Spring is a time of year when beauty abounds, especially here in the piedmont region of North Carolina. But I recall one spring when the delicate dogwood scraped against my heart, causing my delicate grief to ignite into anger.
Why were the dogwood, azaleas, and oak trees full of new life when my son was dead?
How could I bask in the lush aromas and vibrant colors when my heart had been ripped from my chest? Why couldn't the God of creation bend down and breathe life into my young Daniel's limbs, into his lungs?
I never got the answers.
Daniel's been gone from this earth for fourteen springs, and each spring brings me back to that first one, just six weeks after his death. Ironically, Daniel died on Groundhog Day, the very day those little critters are watched to see if their shadows are seen, to decide how much more winter is left and when spring will arrive.
Every spring I remember the agony of the first without him. That first one when I wanted to cover my head and eyes and shout, "This is too much life!" I'm grateful for time and for what I have done with the years so that the pain is not as fierce as it once was. Thanks to all the grief work I've done, I can enjoy the profound beauty of spring.

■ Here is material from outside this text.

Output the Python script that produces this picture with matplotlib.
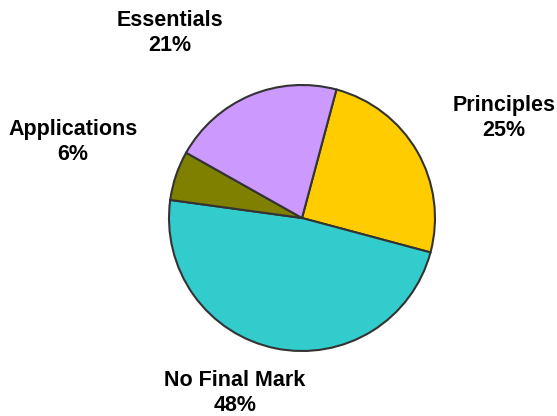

Yet it will never be as it once was. For now, my favorite parts of the season are seeing the purple wisteria hanging like scarves from the limbs of pine trees and the deep purple irises that bloom by my back door. The new leaves on the weeping willow planted in Daniel's memory are also signs I look for. These connect me to not only life, but to grief, loss and death. For none of these blooms last forever; spring must make way for summer and then fall, when leaves wither and die, new ones awaiting birth the following spring.